▸ RECORDED DATA
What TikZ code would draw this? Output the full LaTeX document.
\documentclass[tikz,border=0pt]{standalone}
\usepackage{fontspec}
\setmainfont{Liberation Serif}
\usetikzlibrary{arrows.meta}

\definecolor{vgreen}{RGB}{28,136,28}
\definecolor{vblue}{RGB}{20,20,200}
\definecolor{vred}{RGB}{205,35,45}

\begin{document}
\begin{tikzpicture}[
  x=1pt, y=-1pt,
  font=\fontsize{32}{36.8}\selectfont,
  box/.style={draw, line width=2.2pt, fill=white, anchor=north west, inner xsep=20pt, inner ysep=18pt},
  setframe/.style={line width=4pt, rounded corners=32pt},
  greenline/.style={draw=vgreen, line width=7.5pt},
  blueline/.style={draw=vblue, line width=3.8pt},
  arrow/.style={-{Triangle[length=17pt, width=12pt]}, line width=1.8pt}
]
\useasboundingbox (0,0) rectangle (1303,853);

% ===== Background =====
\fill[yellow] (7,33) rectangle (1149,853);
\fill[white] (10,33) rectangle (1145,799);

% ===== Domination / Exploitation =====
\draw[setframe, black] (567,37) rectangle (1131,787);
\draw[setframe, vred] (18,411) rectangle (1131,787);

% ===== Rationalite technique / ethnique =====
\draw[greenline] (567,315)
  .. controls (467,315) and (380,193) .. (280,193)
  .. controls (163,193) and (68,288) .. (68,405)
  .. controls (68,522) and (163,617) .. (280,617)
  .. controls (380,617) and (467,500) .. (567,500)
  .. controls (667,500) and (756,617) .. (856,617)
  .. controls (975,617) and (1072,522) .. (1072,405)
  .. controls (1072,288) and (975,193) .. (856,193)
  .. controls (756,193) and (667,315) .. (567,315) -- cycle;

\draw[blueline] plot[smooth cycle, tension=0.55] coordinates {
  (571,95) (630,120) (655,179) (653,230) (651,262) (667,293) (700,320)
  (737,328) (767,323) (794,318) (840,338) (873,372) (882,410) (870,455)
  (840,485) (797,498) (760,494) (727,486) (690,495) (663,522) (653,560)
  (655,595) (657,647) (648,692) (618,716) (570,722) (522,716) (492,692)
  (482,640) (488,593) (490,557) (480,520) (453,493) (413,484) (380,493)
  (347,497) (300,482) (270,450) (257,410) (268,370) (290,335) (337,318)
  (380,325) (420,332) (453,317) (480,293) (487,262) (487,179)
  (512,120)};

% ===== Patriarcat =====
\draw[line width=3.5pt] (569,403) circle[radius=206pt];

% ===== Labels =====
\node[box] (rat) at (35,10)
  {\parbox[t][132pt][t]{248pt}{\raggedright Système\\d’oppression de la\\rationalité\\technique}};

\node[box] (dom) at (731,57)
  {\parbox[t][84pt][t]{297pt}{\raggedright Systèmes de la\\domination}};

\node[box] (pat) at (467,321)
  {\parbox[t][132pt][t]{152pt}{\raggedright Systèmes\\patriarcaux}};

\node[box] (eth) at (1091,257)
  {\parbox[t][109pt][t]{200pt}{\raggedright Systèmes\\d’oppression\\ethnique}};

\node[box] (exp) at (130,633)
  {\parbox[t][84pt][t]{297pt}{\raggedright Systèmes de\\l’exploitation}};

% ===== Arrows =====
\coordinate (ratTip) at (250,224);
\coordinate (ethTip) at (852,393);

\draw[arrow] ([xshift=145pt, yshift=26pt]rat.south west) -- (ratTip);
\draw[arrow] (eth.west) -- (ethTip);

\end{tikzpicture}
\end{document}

▸ WORK INSTRUCTIONS
Copy all lines of the material above where the string "draw" occurs.

▸ WRITTEN SOLUTION
What TikZ code would draw this? Output the full LaTeX document.
  box/.style={draw, line width=2.2pt, fill=white, anchor=north west, inner xsep=20pt, inner ysep=18pt},
  greenline/.style={draw=vgreen, line width=7.5pt},
  blueline/.style={draw=vblue, line width=3.8pt},
\draw[setframe, black] (567,37) rectangle (1131,787);
\draw[setframe, vred] (18,411) rectangle (1131,787);
\draw[greenline] (567,315)
\draw[blueline] plot[smooth cycle, tension=0.55] coordinates {
\draw[line width=3.5pt] (569,403) circle[radius=206pt];
\draw[arrow] ([xshift=145pt, yshift=26pt]rat.south west) -- (ratTip);
\draw[arrow] (eth.west) -- (ethTip);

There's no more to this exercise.